Royal Dutch Shell, Europe’s largest oil company, expects to make robust investments in Brazil’s offshore resources, hoping to quadruple oil and gas output of the country by 2020, while predicting that oil prices would rebound this year to levels that would allow production in Brazil’s ultra deepwater fields to break even, Reuters reported.
Shell is a leading investor in Brazil’s offshore fields — known as pre-salt because they lie under a layer of the compound — and has strengthened its position through the $52b takeover of BG Group. But the collapse in the oil price, with Brent crude trading about $30 a barrel, has raised questions among investors about the viability of the Brazilian fields, according to Financial Times.

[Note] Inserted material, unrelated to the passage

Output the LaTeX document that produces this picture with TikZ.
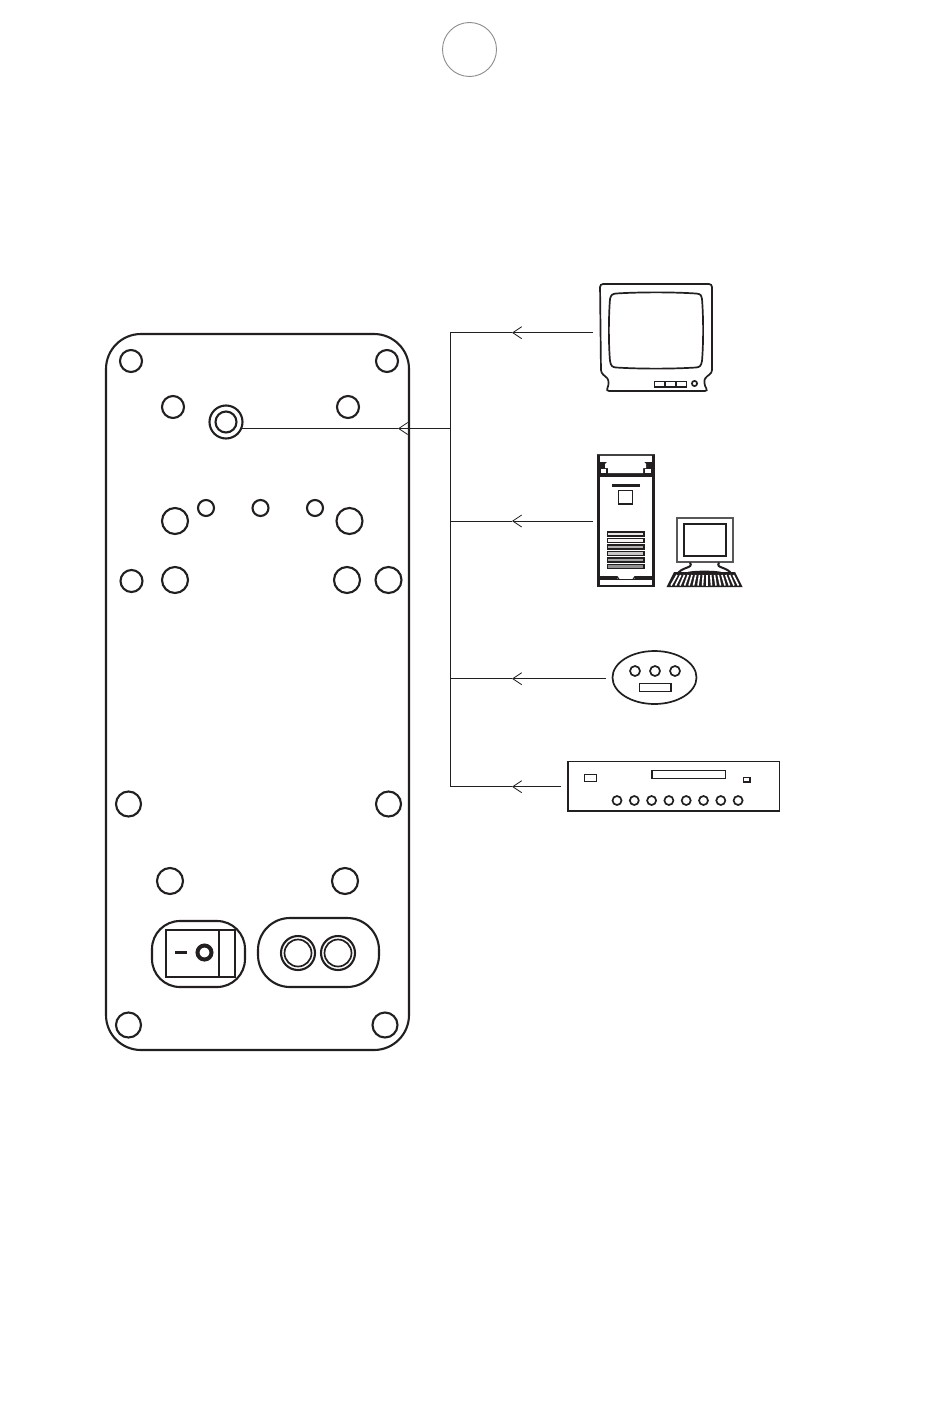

Nevertheless, thanks to BG’s large portfolio of assets in Brazil and Shell’s decision to buy 20% of the giant Libra offshore project in 2013, Brazil will be a key area for the Anglo-Dutch company as it focuses on liquefied natural gas and deepwater oil production, Shell CEO, Ben van Beurden, said. By adding BG’s large Brazilian offshore assets, Shell’s local output rose six-fold to about 240,000b/d of oil and natural gas equivalent (boepd), or 13% of Shell’s total of 1.8m boepd
Shell is rushing in as other companies cut back in the face of Brazil’s worst recession in decades, and as a plunge in oil prices and a corruption scandal at state-run Petroleo Brasileiro SA that has slowed local oil and gas growth.